Noodles Romano Recipe




1/4 cup butter softened
2 tablespoon fresh chopped parsley
1 tablespoon fresh chopped basil
1- 8oz package cream cheese
salt, pepper to taste
dash of red pepper flakes
2/3 cup boiling chicken broth
1/2 pound 8 oz of fettucine noodles or use your favorite pasta
 optional:
1 lb of fresh baby bella mushrooms cleaned (to get all the particles out, I usually boil in water around 3 to 4 minutes) and  then sautee' in butter and add garlic powder or fresh garlic minced
1 clove minced garlic
1/4 cup butter
3/4 cup Romano cheese grated or shredded

Cream cheese sauce:
Combine 1/4 cup butter, parsley, basil and blend in cream cheese.

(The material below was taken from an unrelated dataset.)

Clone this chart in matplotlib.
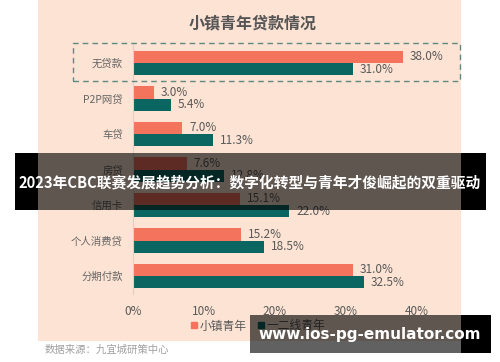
import matplotlib
matplotlib.use("Agg")
import matplotlib.pyplot as plt
import matplotlib.patches as patches
from matplotlib.lines import Line2D
import numpy as np

plt.rcParams['font.family'] = ['Noto Sans CJK SC', 'DejaVu Sans']

# 数据
categories = ['无贷款', 'P2P网贷', '车贷', '房贷', '信用卡', '个人消费贷', '分期付款']
town_youth = [38.0, 3.0, 7.0, 7.6, 15.1, 15.2, 31.0]
city_youth = [31.0, 5.4, 11.3, 12.8, 22.0, 18.5, 32.5]
series_names = ['小镇青年', '一二线青年']
x_ticks = [0, 10, 20, 30, 40]
x_tick_labels = ['0%', '10%', '20%', '30%', '40%']

c_orange = '#F4735C'
c_teal = '#0B6662'
c_bg = '#FCE3D3'
c_text = '#595959'

W, H = 500, 362
fig = plt.figure(figsize=(W / 100, H / 100), dpi=100)
fig.patch.set_facecolor('white')


def fx(px):
    return px / W


def fy(py):
    return 1 - py / H


# 背景面板
fig.patches.append(patches.Rectangle((fx(38), fy(341)), fx(461) - fx(38), 341 / H,
                                     transform=fig.transFigure, facecolor=c_bg,
                                     edgecolor='none', zorder=-1))

ax = fig.add_axes([0.2654, 0.1885, 0.5686, 0.6865])
ax.set_facecolor('none')

y = np.arange(len(categories))
h = 0.34
ax.barh(y - h / 2, town_youth, height=h, color=c_orange, label=series_names[0])
ax.barh(y + h / 2, city_youth, height=h, color=c_teal, label=series_names[1])

for i in range(len(categories)):
    ax.annotate('{:.1f}%'.format(town_youth[i]), (town_youth[i], y[i] - h / 2),
                xytext=(5, 0), textcoords='offset points', va='center',
                ha='left', fontsize=8.5, color=c_text, annotation_clip=False)
    ax.annotate('{:.1f}%'.format(city_youth[i]), (city_youth[i], y[i] + h / 2),
                xytext=(5, 0), textcoords='offset points', va='center',
                ha='left', fontsize=8.5, color=c_text, annotation_clip=False)

ax.set_xlim(0, 40)
ax.set_ylim(len(categories) - 0.5, -0.5)
ax.set_yticks(y)
ax.set_yticklabels(categories, fontsize=7.5, color='#666666')
ax.set_xticks(x_ticks)
ax.set_xticklabels(x_tick_labels, fontsize=8.5, color=c_text)
ax.tick_params(axis='both', length=0)
ax.tick_params(axis='y', pad=7)
ax.tick_params(axis='x', pad=8)
for s in ['top', 'right', 'bottom']:
    ax.spines[s].set_visible(False)
ax.spines['left'].set_color('#E0D0C4')

fig.text(fx(253), fy(23), '小镇青年贷款情况', ha='center', va='center',
         fontsize=11.5, fontweight='bold', color='#555555')

# 虚线框
fig.patches.append(patches.Rectangle((fx(73), fy(81)), fx(460) - fx(73), 38 / H,
                                     transform=fig.transFigure, facecolor='none',
                                     edgecolor='#5C8A80', linestyle=(0, (4, 3)),
                                     linewidth=1, zorder=5))

handles = [Line2D([], [], marker='s', linestyle='none', color=c_orange, markersize=5),
           Line2D([], [], marker='s', linestyle='none', color=c_teal, markersize=5)]
fig.legend(handles, series_names, loc='center', bbox_to_anchor=(0.514, fy(326)),
           ncol=2, frameon=False, fontsize=8.5, labelcolor=c_text,
           handletextpad=0.1, columnspacing=0.8, handlelength=0.8)

fig.text(fx(45), fy(350), '数据来源：九宜城研策中心', ha='left', va='center',
         fontsize=7.5, color='#A0A0A0', style='italic')

# 覆盖横幅
for (x0, x1, y0, y1, a) in [(15, 38, 153, 210, 1.0), (38, 461, 153, 210, 0.62),
                            (461, 486, 153, 210, 1.0),
                            (250, 461, 315, 353, 0.62), (461, 491, 315, 353, 1.0)]:
    fig.patches.append(patches.Rectangle((fx(x0), fy(y1)), fx(x1) - fx(x0), (y1 - y0) / H,
                                         transform=fig.transFigure, facecolor='black',
                                         alpha=a, edgecolor='none', zorder=10))

fig.text(fx(250), fy(182), '2023年CBC联赛发展趋势分析：数字化转型与青年才俊崛起的双重驱动',
         ha='center', va='center', fontsize=10.6, fontweight='bold', color='white',
         zorder=11)
fig.text(fx(370), fy(335), 'www.ios-pg-emulator.com', ha='center', va='center',
         fontsize=11, fontweight='bold', color='white', zorder=11,
         family=['DejaVu Sans'])

fig.savefig('out.png', dpi=100)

Stir in seasonings to taste. Add chicken broth, mix well if using mushrooms add now,  and keep warm.

Cook noodles seperate in salted water, drain.

In another pan, Saute garlic in butter 2 minutes. Pour over noodles and toss. Sprinkle with  1/2 the grating cheese, spoon warm cream sauce over the top, garnish with more grating cheese and additonal parsley if desired.